Kosz na zakupy ani duży ani mały, dostęp też niespecjalny, podobnie jak mam teraz, więc ani plus, ani minus.

To teraz trochę minusów: wspomniane regulowanie oparcia na pasach - chociaż nie będę się nastawiać negatywnie, może mi się spodoba. Również już opisana wyżej siatka w rozłożonym daszku. Rączka do prowadzenia jest chyba piankowa [nie mam pewności]. Brak pałąka między nogi przy barierce ochronnej. Niby są pasy i w zasadzie dla niektórych barierka w ogóle nie musi istnieć, ja jednak wolę barierkę i pałąk zamiast pasów, jako formę zabezpieczenia. Stosowanie naramiennej części pasów jest dla mnie zupełnie niefunkcjonalne. Można tak przypiąć dziecko kiedy się nie rusza, czyli najczęściej kiedy śpi:), a wtedy nie jest to potrzebne. Przy ruchliwych ciekawych świata szkrabach stosowanie górnej części pasów to więzienie ich, krępowane, ograniczanie swobody ruchów. W przypadku Dziabusza kończy się wrzaskiem. A biorąc pod uwagę, że oparcia nie da się ustawić do pozycji całkowicie pionowej [chyba żaden wózek nie ma takiej?], to chęć stosowania pięciopunktowych pasów bezpieczeństwa wymaga podjęcia decyzji czy blokujemy dziecko w półsiadzie czy luzujemy pasy i pozwalamy im swobodnie przytrzymywać malucha. U nas skończy się na wypięciu górnych pasków i zapinaniu tylko w trzech punktach, tak jak obecnie. I największy minus dla mnie, choć może dla wielu nie ma znaczenia - podnóżek. Teoretycznie jest regulowany. Może być ustawiony jak na powyższym zdjęciu, można też "wypchnąć" go ręką od dołu tworząc taki jakby pagórek z materiału. Śmieszne rozwiązanie. W każdym razie nie da się podnóżkiem przedłużyć powierzchni do leżenia.

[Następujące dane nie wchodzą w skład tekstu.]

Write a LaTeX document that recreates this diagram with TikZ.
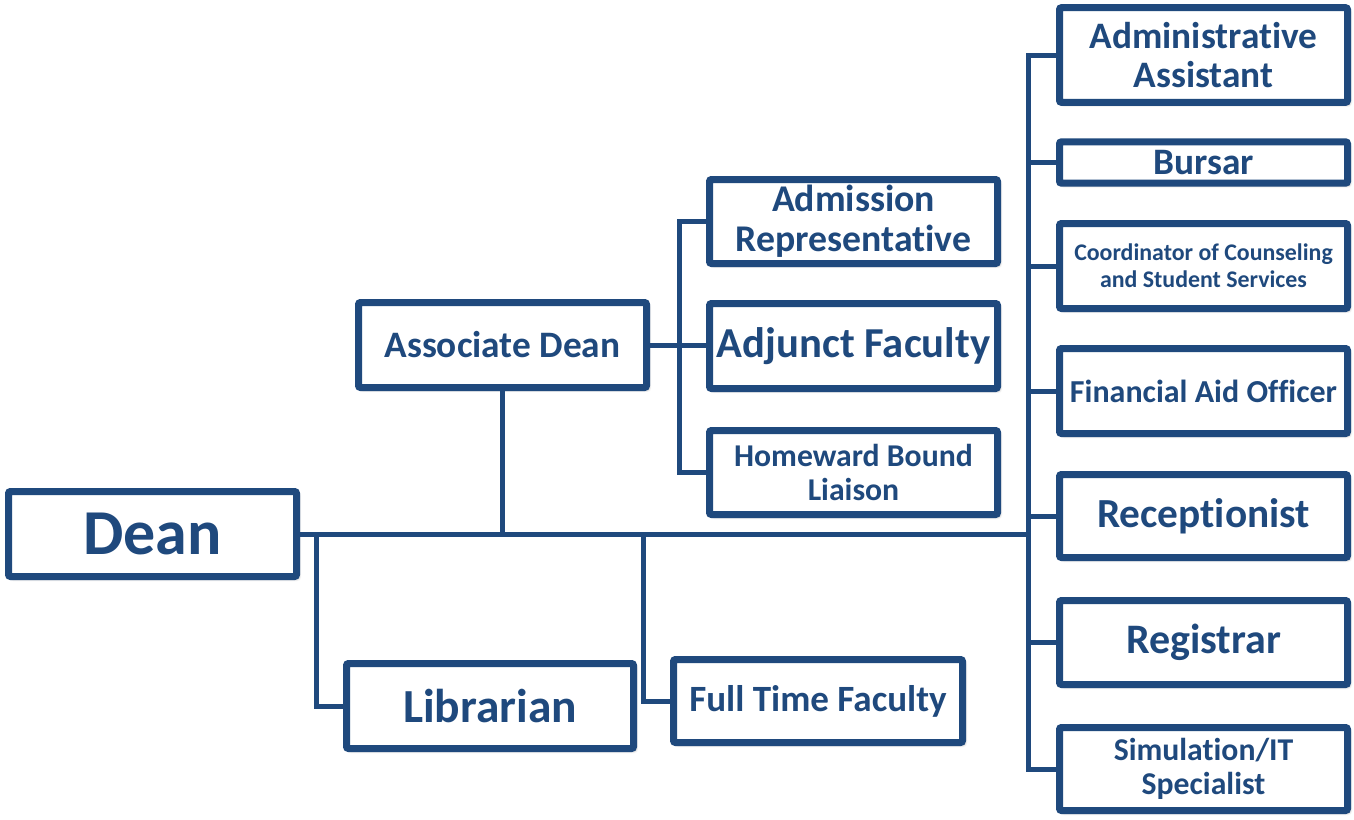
\documentclass[tikz,border=0pt]{standalone}
\usepackage{fontspec}
\setmainfont[Ligatures={NoCommon,NoRare,NoContextual}]{Carlito}
\usetikzlibrary{shadows.blur}
\definecolor{navy}{RGB}{31,73,125}
\tikzset{
  box/.style={draw=navy, line width=5.25pt, fill=white, rounded corners=1.5pt,
    text=navy, align=center, inner sep=0pt, minimum width=216pt,
    blur shadow={shadow xshift=1.8pt, shadow yshift=-1.8pt, shadow blur steps=6, shadow opacity=35}},
  conn/.style={draw=navy, line width=3.75pt},
}
\begin{document}
\begin{tikzpicture}[x=0.75pt, y=-0.75pt]
\useasboundingbox (0,0) rectangle (1354,819);
% boxes
\node[box, minimum height=63.75pt, font=\bfseries\fontsize{48}{50}\selectfont] (dean) at (152.5,534) {Dean};
\node[box, minimum height=63.75pt, font=\bfseries\fontsize{28}{31}\selectfont] (assoc) at (502.5,345) {Associate Dean};
\node[box, minimum height=63pt, font=\bfseries\fontsize{28.3}{30}\selectfont] (admrep) at (853.5,221.5) {Admission\\Representative};
\node[box, minimum height=63.75pt, font=\bfseries\fontsize{32}{36}\selectfont] (adjunct) at (853.5,346) {Adjunct Faculty};
\node[box, minimum height=63pt, font=\bfseries\fontsize{23.8}{26}\selectfont] (homeward) at (853.5,472.5) {Homeward Bound\\Liaison};
\node[box, minimum height=71pt, font=\bfseries\fontsize{28}{29.5}\selectfont] (adminasst) at (1203.5,55) {Administrative\\Assistant};
\node[box, minimum height=31pt, font=\bfseries\fontsize{28}{30}\selectfont] (bursar) at (1203.5,162.5) {Bursar};
\node[box, minimum height=63.75pt, font=\bfseries\fontsize{17.9}{20}\selectfont] (coord) at (1203.5,266) {Coordinator of Counseling\\and Student Services};
\node[box, minimum height=63.75pt, font=\bfseries\fontsize{24}{27}\selectfont] (finaid) at (1203.5,391) {Financial Aid Officer};
\node[box, minimum height=62.25pt, font=\bfseries\fontsize{31}{34}\selectfont] (recep) at (1203.5,516) {Receptionist};
\node[box, minimum height=63pt, font=\bfseries\fontsize{31.5}{34}\selectfont] (registrar) at (1203.5,642.5) {Registrar};
\node[box, minimum height=62.25pt, font=\bfseries\fontsize{23.8}{26}\selectfont] (sim) at (1203.5,769) {Simulation/IT\\Specialist};
\node[box, minimum height=63.75pt, minimum width=215.25pt, font=\bfseries\fontsize{35.6}{40}\selectfont] (librarian) at (490,706) {Librarian};
\node[box, minimum height=62.25pt, minimum width=216.75pt, font=\bfseries\fontsize{27.8}{30}\selectfont] (fulltime) at (818,701) {Full Time Faculty};
% bus coordinates
\coordinate (rb) at (1028,0);
\coordinate (lb) at (679,0);
\coordinate (libx) at (316,0);
\coordinate (ftx) at (643,0);
% connectors
\draw[conn] (dean.east) -- (dean.east -| rb);
\draw[conn] (assoc.south) -- (assoc.south |- dean.east);
\draw[conn] (assoc.east) -- (assoc.east -| adjunct.west);
\draw[conn] (admrep.west) -- (admrep.west -| lb) -- (homeward.west -| lb) -- (homeward.west);
\draw[conn] (adminasst.west) -- (adminasst.west -| rb) -- (sim.west -| rb) -- (sim.west);
\draw[conn] (bursar.west) -- (bursar.west -| rb);
\draw[conn] (coord.west) -- (coord.west -| rb);
\draw[conn] (finaid.west) -- (finaid.west -| rb);
\draw[conn] (recep.west) -- (recep.west -| rb);
\draw[conn] (registrar.west) -- (registrar.west -| rb);
\draw[conn] (dean.east -| libx) |- (librarian.west);
\draw[conn] (dean.east -| ftx) |- (fulltime.west);
\end{tikzpicture}
\end{document}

Podsumowując wymienię najistotniejsze cechy, które skłoniły nas do podjęcia decyzji o zakupie. Wózek jest przeznaczony już dla noworodków. Można nabyć tzw. miękką gondolę [widać to na filmie niżej], ale gdyby pozycja leżąca w spacerówce nie spełniła oczekiwań przy braciszku lub siostrzyczce Kluska, to można dokupić do niego również tradycyjną gondolę, którą zakłada się na metalowy stelaż powstały po odpięciu materiału tworzącego spacerówkę. Jeśli ktoś się na to zdecyduje, to otrzymuje wózek wielofunkcyjny [adaptery do fotelika samochodowego są już w zestawie], przy czym jest on lżejszy [cała spacerówka waży 10,5 kg, może nie jest to oszałamiający wynik, ale to sprawka pompowanych kół, na piankowych waży 8 kilo] i składa się jedną ręką, a wtedy jego małe wymiary również zdecydowanie wygrywają ze standardowymi 2w1 i 3w1.

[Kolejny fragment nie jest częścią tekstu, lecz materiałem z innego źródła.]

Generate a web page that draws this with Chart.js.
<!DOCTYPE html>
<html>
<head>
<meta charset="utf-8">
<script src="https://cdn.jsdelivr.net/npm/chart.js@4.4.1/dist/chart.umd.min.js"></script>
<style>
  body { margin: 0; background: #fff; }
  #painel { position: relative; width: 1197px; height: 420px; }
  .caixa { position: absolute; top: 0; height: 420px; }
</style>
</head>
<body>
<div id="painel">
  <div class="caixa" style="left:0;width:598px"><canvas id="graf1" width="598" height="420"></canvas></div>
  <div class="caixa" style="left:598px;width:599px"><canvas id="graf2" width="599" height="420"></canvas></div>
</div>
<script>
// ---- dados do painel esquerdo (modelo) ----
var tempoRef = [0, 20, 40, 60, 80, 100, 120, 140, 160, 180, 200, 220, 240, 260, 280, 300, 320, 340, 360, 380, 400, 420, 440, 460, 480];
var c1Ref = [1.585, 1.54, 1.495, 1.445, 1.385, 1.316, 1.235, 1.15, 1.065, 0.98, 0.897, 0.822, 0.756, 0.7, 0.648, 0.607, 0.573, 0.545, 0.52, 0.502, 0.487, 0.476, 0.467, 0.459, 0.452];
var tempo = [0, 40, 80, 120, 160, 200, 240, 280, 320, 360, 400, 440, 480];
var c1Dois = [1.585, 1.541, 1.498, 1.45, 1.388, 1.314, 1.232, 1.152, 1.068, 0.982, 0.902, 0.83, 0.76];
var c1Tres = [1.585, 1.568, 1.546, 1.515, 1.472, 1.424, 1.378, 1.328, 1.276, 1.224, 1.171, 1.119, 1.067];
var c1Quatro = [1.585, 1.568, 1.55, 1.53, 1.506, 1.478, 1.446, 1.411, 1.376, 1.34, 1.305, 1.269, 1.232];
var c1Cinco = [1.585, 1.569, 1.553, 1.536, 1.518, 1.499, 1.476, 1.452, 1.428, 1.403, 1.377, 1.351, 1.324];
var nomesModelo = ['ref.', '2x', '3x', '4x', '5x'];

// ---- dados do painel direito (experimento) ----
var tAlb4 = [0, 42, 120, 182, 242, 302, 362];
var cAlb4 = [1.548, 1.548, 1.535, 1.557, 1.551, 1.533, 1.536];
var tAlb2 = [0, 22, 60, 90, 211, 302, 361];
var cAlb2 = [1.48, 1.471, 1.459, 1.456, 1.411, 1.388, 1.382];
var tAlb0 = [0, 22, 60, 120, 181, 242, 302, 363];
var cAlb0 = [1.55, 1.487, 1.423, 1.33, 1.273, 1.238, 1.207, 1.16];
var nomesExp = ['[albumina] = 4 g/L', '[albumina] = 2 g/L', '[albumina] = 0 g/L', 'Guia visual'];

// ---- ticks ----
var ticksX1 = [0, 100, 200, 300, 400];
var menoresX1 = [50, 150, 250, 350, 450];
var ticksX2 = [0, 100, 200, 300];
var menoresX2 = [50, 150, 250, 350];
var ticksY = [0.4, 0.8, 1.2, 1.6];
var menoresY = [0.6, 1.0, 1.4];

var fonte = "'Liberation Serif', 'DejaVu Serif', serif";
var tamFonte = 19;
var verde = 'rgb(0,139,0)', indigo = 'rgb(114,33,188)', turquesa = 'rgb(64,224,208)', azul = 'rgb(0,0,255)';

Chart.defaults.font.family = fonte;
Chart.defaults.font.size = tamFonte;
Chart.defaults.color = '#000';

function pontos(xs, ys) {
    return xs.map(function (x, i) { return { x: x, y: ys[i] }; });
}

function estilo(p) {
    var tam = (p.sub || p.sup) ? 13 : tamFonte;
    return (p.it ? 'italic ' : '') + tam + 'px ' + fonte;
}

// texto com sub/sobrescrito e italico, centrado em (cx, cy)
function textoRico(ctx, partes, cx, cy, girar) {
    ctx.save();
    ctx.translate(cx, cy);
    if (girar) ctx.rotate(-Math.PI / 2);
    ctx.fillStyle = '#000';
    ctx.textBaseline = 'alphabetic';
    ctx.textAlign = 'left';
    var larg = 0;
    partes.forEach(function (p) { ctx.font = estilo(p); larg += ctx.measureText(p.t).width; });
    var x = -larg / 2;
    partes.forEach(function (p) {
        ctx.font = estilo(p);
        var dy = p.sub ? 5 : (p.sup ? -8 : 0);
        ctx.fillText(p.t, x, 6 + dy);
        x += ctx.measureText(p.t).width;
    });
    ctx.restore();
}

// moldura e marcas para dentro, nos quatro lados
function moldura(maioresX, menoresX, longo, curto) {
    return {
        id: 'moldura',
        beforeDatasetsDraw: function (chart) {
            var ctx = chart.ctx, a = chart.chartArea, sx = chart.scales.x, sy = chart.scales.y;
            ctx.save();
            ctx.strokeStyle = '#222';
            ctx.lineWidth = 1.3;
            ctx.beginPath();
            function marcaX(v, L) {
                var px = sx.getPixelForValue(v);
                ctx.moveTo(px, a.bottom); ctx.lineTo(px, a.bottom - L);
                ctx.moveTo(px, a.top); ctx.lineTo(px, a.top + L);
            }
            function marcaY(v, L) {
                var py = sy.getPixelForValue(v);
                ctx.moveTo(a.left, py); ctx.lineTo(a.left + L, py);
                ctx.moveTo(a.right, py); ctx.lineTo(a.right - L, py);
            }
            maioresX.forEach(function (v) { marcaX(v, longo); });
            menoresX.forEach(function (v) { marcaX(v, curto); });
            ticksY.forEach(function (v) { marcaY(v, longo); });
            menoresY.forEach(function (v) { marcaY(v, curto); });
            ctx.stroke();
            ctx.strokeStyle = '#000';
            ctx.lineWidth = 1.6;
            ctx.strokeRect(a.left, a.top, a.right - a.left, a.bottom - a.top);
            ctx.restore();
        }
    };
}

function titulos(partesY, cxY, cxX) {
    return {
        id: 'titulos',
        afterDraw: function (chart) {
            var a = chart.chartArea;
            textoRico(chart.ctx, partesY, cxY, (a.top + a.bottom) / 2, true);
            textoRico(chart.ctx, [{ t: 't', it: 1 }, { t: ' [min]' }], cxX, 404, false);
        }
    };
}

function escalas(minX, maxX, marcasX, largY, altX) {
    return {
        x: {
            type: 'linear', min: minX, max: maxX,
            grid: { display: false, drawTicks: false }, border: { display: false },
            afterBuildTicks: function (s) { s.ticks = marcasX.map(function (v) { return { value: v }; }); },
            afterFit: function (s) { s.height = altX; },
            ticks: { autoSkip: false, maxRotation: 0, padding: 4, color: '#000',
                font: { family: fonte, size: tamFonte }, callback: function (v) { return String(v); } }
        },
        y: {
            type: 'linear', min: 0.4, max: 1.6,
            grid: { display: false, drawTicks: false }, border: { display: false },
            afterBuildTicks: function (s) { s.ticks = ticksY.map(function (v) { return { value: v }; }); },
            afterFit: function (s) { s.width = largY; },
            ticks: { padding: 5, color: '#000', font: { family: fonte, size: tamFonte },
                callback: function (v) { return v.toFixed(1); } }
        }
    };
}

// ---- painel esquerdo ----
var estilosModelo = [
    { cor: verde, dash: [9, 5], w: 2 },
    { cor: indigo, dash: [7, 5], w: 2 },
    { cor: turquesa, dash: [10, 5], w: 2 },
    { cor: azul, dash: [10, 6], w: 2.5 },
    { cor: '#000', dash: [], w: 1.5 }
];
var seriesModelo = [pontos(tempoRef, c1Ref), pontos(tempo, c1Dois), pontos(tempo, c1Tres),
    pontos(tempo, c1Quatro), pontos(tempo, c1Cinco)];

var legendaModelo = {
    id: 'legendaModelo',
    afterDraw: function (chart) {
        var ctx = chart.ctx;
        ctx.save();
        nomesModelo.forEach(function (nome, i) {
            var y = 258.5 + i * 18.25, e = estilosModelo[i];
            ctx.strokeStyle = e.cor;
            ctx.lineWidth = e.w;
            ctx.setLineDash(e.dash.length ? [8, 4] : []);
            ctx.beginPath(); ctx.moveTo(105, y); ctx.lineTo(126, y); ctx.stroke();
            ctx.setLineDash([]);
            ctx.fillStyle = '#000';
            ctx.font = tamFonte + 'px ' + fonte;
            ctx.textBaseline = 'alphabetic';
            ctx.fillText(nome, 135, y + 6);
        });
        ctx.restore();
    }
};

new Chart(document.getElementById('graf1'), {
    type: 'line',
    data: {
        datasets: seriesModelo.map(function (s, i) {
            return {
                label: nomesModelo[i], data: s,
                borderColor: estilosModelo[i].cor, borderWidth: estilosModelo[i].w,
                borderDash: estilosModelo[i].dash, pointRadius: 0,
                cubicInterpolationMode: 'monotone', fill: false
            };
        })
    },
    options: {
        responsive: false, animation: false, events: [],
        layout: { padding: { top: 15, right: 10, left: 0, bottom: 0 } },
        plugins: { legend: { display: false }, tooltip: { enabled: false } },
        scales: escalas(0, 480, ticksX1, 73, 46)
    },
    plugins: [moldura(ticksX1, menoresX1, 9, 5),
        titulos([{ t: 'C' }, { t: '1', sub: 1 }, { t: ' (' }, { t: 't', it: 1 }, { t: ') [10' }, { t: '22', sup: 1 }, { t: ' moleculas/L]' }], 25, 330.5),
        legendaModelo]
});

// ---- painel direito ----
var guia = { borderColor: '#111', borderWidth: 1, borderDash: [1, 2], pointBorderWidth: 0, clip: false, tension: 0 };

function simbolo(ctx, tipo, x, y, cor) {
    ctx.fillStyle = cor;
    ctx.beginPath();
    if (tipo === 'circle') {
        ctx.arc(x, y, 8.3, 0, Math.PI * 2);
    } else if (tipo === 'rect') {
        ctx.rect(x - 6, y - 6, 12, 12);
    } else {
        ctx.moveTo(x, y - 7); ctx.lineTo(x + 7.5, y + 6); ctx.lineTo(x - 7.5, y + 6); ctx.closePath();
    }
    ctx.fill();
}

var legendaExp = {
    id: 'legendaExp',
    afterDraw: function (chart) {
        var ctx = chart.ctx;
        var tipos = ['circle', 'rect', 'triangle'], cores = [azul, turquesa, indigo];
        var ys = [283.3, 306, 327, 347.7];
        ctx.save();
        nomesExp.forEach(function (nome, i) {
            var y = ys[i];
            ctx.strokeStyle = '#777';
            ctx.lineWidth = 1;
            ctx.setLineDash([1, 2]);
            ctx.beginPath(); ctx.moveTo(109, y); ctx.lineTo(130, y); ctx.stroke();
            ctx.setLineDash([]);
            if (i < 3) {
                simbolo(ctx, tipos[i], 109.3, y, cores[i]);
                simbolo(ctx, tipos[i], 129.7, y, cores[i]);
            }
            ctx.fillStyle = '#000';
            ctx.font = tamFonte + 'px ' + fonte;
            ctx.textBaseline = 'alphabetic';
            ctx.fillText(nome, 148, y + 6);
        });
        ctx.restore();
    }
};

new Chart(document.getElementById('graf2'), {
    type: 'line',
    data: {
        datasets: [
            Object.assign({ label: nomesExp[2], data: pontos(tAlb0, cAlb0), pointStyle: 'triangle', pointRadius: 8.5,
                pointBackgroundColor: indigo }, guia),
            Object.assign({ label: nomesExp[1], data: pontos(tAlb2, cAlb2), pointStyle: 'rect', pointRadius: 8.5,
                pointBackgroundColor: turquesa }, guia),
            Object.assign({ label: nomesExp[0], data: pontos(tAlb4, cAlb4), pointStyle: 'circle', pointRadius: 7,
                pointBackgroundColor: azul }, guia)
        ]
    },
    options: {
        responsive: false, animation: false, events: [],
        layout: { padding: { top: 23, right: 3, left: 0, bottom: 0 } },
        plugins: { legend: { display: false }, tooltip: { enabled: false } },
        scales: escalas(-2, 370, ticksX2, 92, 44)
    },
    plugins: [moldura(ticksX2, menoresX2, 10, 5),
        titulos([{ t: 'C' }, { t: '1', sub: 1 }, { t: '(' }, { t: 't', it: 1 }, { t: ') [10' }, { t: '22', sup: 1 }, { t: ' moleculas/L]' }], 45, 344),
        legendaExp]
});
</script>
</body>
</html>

Gdybyśmy jeszcze raz mieli decydować o wyborze wózka "na lata", to zamiast BEXY od razu kupilibyśmy coś w stylu B-Motion. Muszę jednak wspomnieć o istotnej różnicy in minus - wózki wielofunkcyjne pozwalają na montowanie fotela i gondoli przodem lub tyłem do kierunku jazdy. W Britaxie nie ma takiej możliwości jeśli chodzi o spacerówkę. Nie wiem jak się mają sprawy w przypadku gondoli, może można montować ją w dwóch kierunkach, nie znalazłam żadnej informacji na ten temat.
Wszystko to na razie "na sucho". Oby dobrze się jeździło. W poniższym filmie jest fragment obrazujący sposób składania.

Jako ciekawostkę jeszcze wkleję zdjęcie wózka, który kupilibyśmy zamiast B-Motion gdyby nie to, że jest wąski w miejscu pleców dziecka. Mi się bardzo spodobał, a Pluszak był skłonny się zgodzić. Również można potraktować go jako wózek wielofunkcyjny, a obecnie jest w promocyjnej cenie 999 zł, czyli tak jak Britax. Nazywa się Micralite TORO Exclusive.
Jeszcze oryginalniejszy jest model Super-lite.